Lindokuhle Mtshali

Personal information
- Full name: Lindokuhle Praise Mtshali
- Date of birth: 2 March 1998 (age 27)
- Position: Midfielder

Team information
- Current team: Richards Bay
- Number: 11

Senior career*
- Years: Team / Apps / (Gls)
- 2015–2016: Real Kings
- 2016–2017: Orlando Pirates / 0 / (0)
- 2016–2017: → Real Kings (loan) / 25 / (4)
- 2017–2019: Real Kings / 50 / (10)
- 2019–2022: Golden Arrows / 55 / (2)
- 2022–2024: Moroka Swallows / 49 / (7)
- 2024–2025: Sekhukhune United / 1 / (0)
- 2025–: Richards Bay / 4 / (0)

= Lindokuhle Mtshali =

South African soccer player

Lindokuhle Praise Mtshali (born 2 March 1998) is a South African soccer player who plays as a midfielder for Richards Bay in the Premier Soccer League.
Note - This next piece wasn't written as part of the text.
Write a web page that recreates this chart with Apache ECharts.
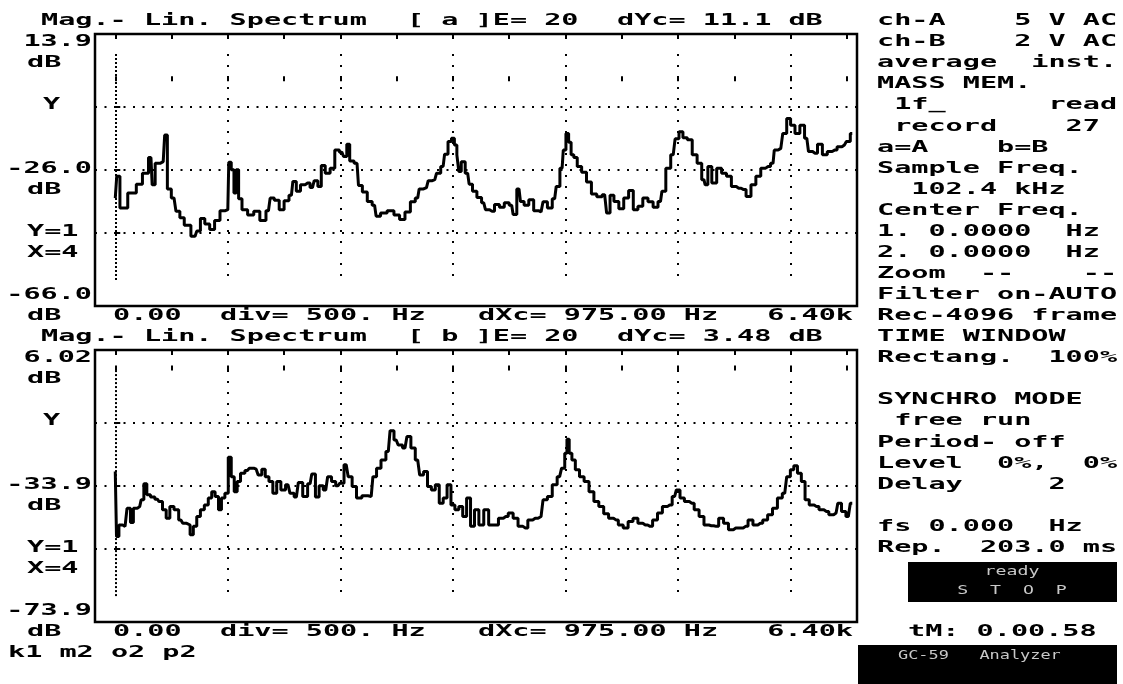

Mtshali started his career in Real Kings. In 2016 he was signed by Orlando Pirates, but with the condition that he was loaned to Real Kings for another season. He finished with Real Kings in June 2017, and subsequently went on trial with Jomo Cosmos. In August 2017 Jomo Sono announced that Mtshali had signed for Cosmos. Unbeknownst to Sono, Mtshali was still contracted to Pirates, and the transfer fell through. Mtshali claimed he had not been paid any wages in July 2017. He also declined a contract offer. He was released by Orlando Pirates, and instead went back to Real Kings.

In 2019 he moved on to Golden Arrows, and subsequently made his first-tier debut in the 2019-20 South African Premier Division. In the summer of 2022 he signed a two-year contract with the Moroka Swallows.